## [THE EXERCISE]
Omit all images, then return the remaining material exactly as it stands.
[begin SUPPLIED MATERIAL]
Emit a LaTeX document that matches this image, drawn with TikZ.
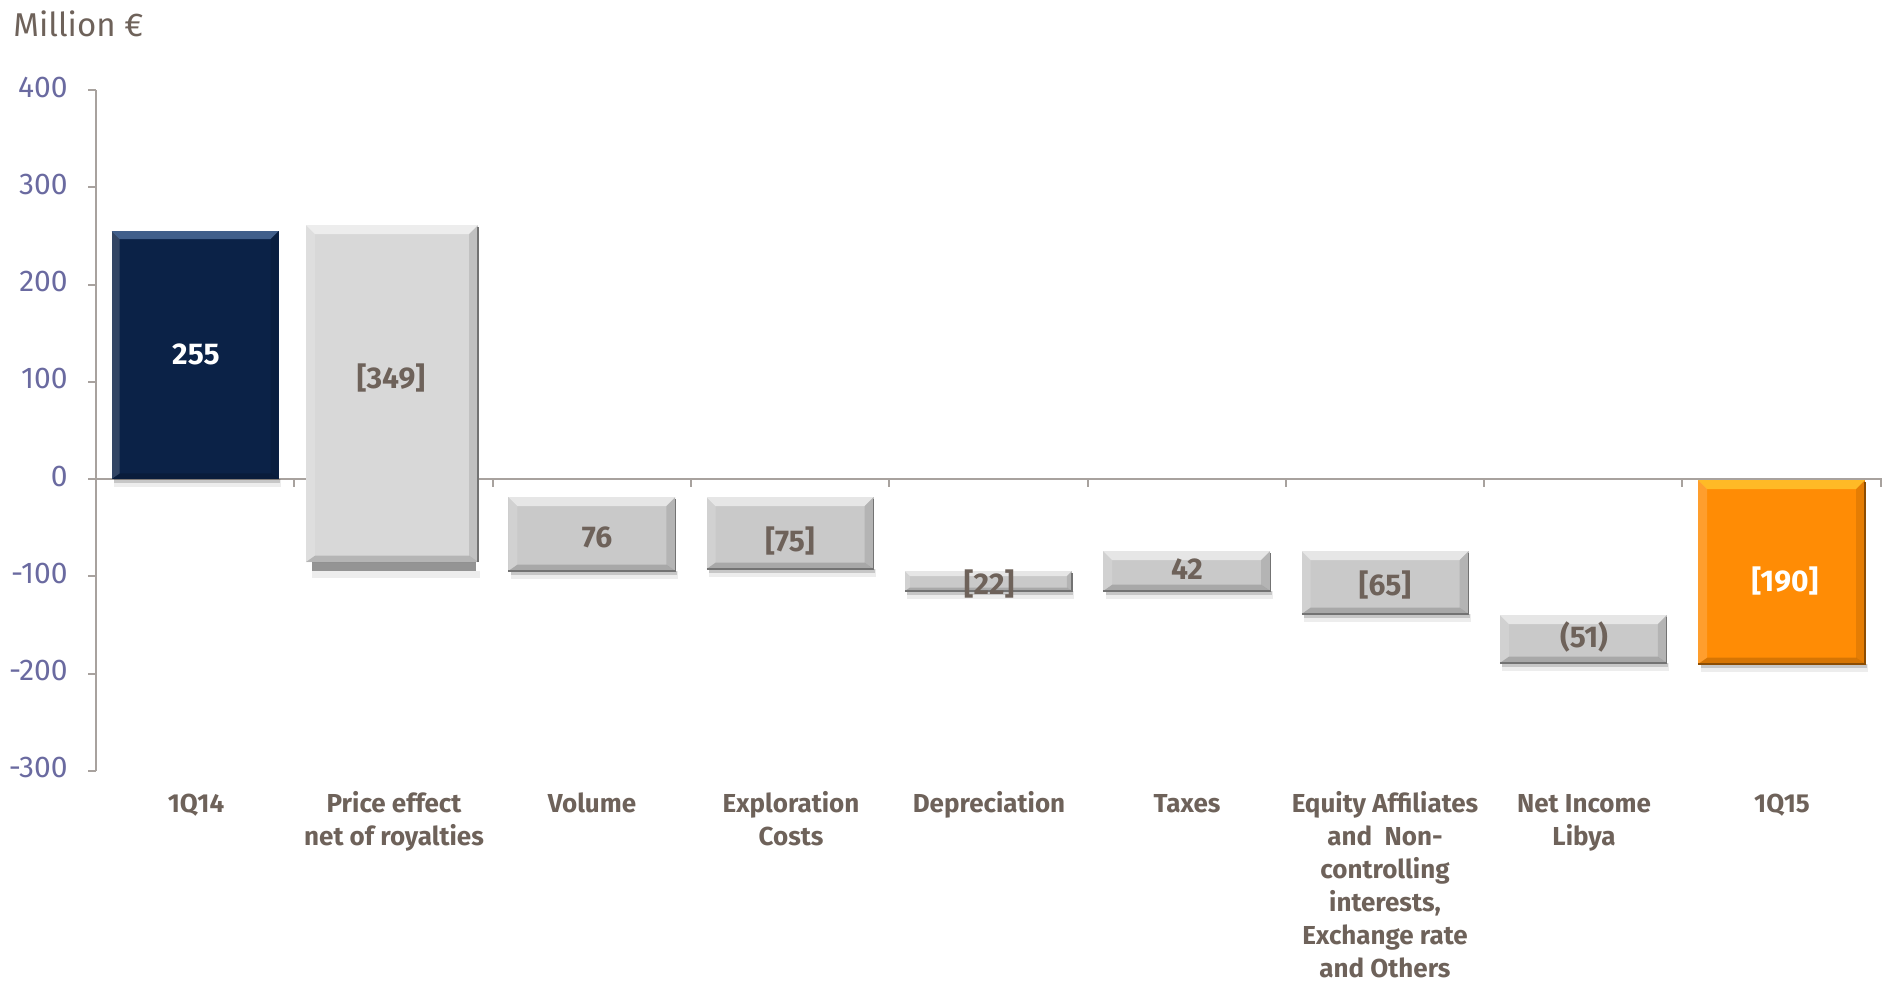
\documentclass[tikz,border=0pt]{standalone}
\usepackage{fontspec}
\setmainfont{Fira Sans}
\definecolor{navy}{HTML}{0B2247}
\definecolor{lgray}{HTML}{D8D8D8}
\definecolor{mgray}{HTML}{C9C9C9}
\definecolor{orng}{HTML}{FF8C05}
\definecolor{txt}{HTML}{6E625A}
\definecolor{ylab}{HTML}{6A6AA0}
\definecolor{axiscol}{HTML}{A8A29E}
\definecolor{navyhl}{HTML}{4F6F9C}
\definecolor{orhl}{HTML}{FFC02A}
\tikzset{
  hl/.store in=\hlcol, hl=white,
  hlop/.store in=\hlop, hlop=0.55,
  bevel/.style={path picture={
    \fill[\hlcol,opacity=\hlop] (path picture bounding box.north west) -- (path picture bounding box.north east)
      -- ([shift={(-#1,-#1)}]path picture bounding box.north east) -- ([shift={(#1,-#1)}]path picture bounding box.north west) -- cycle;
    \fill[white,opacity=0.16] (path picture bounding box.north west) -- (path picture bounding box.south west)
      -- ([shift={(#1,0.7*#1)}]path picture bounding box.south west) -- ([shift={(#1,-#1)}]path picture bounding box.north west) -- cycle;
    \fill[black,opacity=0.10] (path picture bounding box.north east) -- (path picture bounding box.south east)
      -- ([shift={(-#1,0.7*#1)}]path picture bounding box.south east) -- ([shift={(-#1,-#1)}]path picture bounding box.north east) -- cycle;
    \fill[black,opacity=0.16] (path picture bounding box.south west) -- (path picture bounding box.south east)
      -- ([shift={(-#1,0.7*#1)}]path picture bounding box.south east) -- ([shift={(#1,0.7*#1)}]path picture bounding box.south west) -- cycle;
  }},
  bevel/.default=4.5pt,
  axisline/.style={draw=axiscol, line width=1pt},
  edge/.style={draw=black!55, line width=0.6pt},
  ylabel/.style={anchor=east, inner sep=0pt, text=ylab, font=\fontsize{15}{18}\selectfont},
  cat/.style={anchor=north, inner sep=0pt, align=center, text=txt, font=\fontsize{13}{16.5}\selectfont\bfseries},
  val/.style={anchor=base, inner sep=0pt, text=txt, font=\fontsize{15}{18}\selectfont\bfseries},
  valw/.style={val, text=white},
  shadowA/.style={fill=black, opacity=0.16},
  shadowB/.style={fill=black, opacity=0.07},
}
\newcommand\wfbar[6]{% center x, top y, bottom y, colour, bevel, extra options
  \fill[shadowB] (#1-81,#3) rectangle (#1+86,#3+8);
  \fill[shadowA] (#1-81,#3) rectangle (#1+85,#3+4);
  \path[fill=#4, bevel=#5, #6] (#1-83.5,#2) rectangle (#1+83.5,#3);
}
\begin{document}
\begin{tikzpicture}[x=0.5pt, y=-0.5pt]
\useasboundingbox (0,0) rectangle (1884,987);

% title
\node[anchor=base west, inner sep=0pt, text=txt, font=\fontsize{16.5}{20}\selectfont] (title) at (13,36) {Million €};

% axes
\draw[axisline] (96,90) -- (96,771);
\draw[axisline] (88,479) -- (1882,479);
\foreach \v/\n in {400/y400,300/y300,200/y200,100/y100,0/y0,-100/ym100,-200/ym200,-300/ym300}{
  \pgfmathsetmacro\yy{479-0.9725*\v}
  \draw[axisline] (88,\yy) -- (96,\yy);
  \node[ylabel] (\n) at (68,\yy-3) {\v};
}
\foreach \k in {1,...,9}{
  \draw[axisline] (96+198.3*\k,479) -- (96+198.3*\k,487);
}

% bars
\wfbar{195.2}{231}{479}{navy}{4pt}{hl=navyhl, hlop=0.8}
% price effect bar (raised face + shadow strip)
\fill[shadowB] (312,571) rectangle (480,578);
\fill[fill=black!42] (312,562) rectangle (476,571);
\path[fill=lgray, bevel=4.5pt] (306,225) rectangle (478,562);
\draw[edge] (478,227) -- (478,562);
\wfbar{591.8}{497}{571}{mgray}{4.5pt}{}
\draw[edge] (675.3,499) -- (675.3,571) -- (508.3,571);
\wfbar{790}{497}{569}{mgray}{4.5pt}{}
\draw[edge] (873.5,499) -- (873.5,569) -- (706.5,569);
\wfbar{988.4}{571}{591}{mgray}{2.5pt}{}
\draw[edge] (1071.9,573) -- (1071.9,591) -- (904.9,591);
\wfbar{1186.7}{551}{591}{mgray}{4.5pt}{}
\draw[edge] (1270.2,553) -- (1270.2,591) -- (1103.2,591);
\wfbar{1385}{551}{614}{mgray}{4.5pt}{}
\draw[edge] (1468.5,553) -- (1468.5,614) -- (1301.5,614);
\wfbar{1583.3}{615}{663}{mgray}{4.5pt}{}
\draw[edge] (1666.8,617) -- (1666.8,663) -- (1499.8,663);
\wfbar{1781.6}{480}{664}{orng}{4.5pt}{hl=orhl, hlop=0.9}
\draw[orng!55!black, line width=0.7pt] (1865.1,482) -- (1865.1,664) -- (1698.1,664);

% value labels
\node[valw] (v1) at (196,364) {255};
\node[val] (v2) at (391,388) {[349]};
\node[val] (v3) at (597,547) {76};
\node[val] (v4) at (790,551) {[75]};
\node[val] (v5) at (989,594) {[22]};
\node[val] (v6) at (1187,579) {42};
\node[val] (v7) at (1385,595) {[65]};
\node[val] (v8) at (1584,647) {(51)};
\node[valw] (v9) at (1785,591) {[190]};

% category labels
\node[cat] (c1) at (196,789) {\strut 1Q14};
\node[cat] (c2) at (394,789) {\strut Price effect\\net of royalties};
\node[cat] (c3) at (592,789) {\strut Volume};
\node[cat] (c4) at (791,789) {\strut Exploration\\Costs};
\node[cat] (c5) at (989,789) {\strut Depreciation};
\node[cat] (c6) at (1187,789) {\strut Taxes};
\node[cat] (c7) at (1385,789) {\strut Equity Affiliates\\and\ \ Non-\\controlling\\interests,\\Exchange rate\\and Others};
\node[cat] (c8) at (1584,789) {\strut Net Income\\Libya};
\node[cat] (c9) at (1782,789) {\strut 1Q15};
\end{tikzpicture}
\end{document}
[end SUPPLIED MATERIAL]
## [TASK RESPONSE]
Emit a LaTeX document that matches this image, drawn with TikZ.
\documentclass[tikz,border=0pt]{standalone}
\usepackage{fontspec}
\setmainfont{Fira Sans}
\definecolor{navy}{HTML}{0B2247}
\definecolor{lgray}{HTML}{D8D8D8}
\definecolor{mgray}{HTML}{C9C9C9}
\definecolor{orng}{HTML}{FF8C05}
\definecolor{txt}{HTML}{6E625A}
\definecolor{ylab}{HTML}{6A6AA0}
\definecolor{axiscol}{HTML}{A8A29E}
\definecolor{navyhl}{HTML}{4F6F9C}
\definecolor{orhl}{HTML}{FFC02A}
\tikzset{
  hl/.store in=\hlcol, hl=white,
  hlop/.store in=\hlop, hlop=0.55,
  bevel/.style={path picture={
    \fill[\hlcol,opacity=\hlop] (path picture bounding box.north west) -- (path picture bounding box.north east)
      -- ([shift={(-#1,-#1)}]path picture bounding box.north east) -- ([shift={(#1,-#1)}]path picture bounding box.north west) -- cycle;
    \fill[white,opacity=0.16] (path picture bounding box.north west) -- (path picture bounding box.south west)
      -- ([shift={(#1,0.7*#1)}]path picture bounding box.south west) -- ([shift={(#1,-#1)}]path picture bounding box.north west) -- cycle;
    \fill[black,opacity=0.10] (path picture bounding box.north east) -- (path picture bounding box.south east)
      -- ([shift={(-#1,0.7*#1)}]path picture bounding box.south east) -- ([shift={(-#1,-#1)}]path picture bounding box.north east) -- cycle;
    \fill[black,opacity=0.16] (path picture bounding box.south west) -- (path picture bounding box.south east)
      -- ([shift={(-#1,0.7*#1)}]path picture bounding box.south east) -- ([shift={(#1,0.7*#1)}]path picture bounding box.south west) -- cycle;
  }},
  bevel/.default=4.5pt,
  axisline/.style={draw=axiscol, line width=1pt},
  edge/.style={draw=black!55, line width=0.6pt},
  ylabel/.style={anchor=east, inner sep=0pt, text=ylab, font=\fontsize{15}{18}\selectfont},
  cat/.style={anchor=north, inner sep=0pt, align=center, text=txt, font=\fontsize{13}{16.5}\selectfont\bfseries},
  val/.style={anchor=base, inner sep=0pt, text=txt, font=\fontsize{15}{18}\selectfont\bfseries},
  valw/.style={val, text=white},
  shadowA/.style={fill=black, opacity=0.16},
  shadowB/.style={fill=black, opacity=0.07},
}
\newcommand\wfbar[6]{% center x, top y, bottom y, colour, bevel, extra options
  \fill[shadowB] (#1-81,#3) rectangle (#1+86,#3+8);
  \fill[shadowA] (#1-81,#3) rectangle (#1+85,#3+4);
  \path[fill=#4, bevel=#5, #6] (#1-83.5,#2) rectangle (#1+83.5,#3);
}
\begin{document}
\begin{tikzpicture}[x=0.5pt, y=-0.5pt]
\useasboundingbox (0,0) rectangle (1884,987);

% title
\node[anchor=base west, inner sep=0pt, text=txt, font=\fontsize{16.5}{20}\selectfont] (title) at (13,36) {Million €};

% axes
\draw[axisline] (96,90) -- (96,771);
\draw[axisline] (88,479) -- (1882,479);
\foreach \v/\n in {400/y400,300/y300,200/y200,100/y100,0/y0,-100/ym100,-200/ym200,-300/ym300}{
  \pgfmathsetmacro\yy{479-0.9725*\v}
  \draw[axisline] (88,\yy) -- (96,\yy);
  \node[ylabel] (\n) at (68,\yy-3) {\v};
}
\foreach \k in {1,...,9}{
  \draw[axisline] (96+198.3*\k,479) -- (96+198.3*\k,487);
}

% bars
\wfbar{195.2}{231}{479}{navy}{4pt}{hl=navyhl, hlop=0.8}
% price effect bar (raised face + shadow strip)
\fill[shadowB] (312,571) rectangle (480,578);
\fill[fill=black!42] (312,562) rectangle (476,571);
\path[fill=lgray, bevel=4.5pt] (306,225) rectangle (478,562);
\draw[edge] (478,227) -- (478,562);
\wfbar{591.8}{497}{571}{mgray}{4.5pt}{}
\draw[edge] (675.3,499) -- (675.3,571) -- (508.3,571);
\wfbar{790}{497}{569}{mgray}{4.5pt}{}
\draw[edge] (873.5,499) -- (873.5,569) -- (706.5,569);
\wfbar{988.4}{571}{591}{mgray}{2.5pt}{}
\draw[edge] (1071.9,573) -- (1071.9,591) -- (904.9,591);
\wfbar{1186.7}{551}{591}{mgray}{4.5pt}{}
\draw[edge] (1270.2,553) -- (1270.2,591) -- (1103.2,591);
\wfbar{1385}{551}{614}{mgray}{4.5pt}{}
\draw[edge] (1468.5,553) -- (1468.5,614) -- (1301.5,614);
\wfbar{1583.3}{615}{663}{mgray}{4.5pt}{}
\draw[edge] (1666.8,617) -- (1666.8,663) -- (1499.8,663);
\wfbar{1781.6}{480}{664}{orng}{4.5pt}{hl=orhl, hlop=0.9}
\draw[orng!55!black, line width=0.7pt] (1865.1,482) -- (1865.1,664) -- (1698.1,664);

% value labels
\node[valw] (v1) at (196,364) {255};
\node[val] (v2) at (391,388) {[349]};
\node[val] (v3) at (597,547) {76};
\node[val] (v4) at (790,551) {[75]};
\node[val] (v5) at (989,594) {[22]};
\node[val] (v6) at (1187,579) {42};
\node[val] (v7) at (1385,595) {[65]};
\node[val] (v8) at (1584,647) {(51)};
\node[valw] (v9) at (1785,591) {[190]};

% category labels
\node[cat] (c1) at (196,789) {\strut 1Q14};
\node[cat] (c2) at (394,789) {\strut Price effect\\net of royalties};
\node[cat] (c3) at (592,789) {\strut Volume};
\node[cat] (c4) at (791,789) {\strut Exploration\\Costs};
\node[cat] (c5) at (989,789) {\strut Depreciation};
\node[cat] (c6) at (1187,789) {\strut Taxes};
\node[cat] (c7) at (1385,789) {\strut Equity Affiliates\\and\ \ Non-\\controlling\\interests,\\Exchange rate\\and Others};
\node[cat] (c8) at (1584,789) {\strut Net Income\\Libya};
\node[cat] (c9) at (1782,789) {\strut 1Q15};
\end{tikzpicture}
\end{document}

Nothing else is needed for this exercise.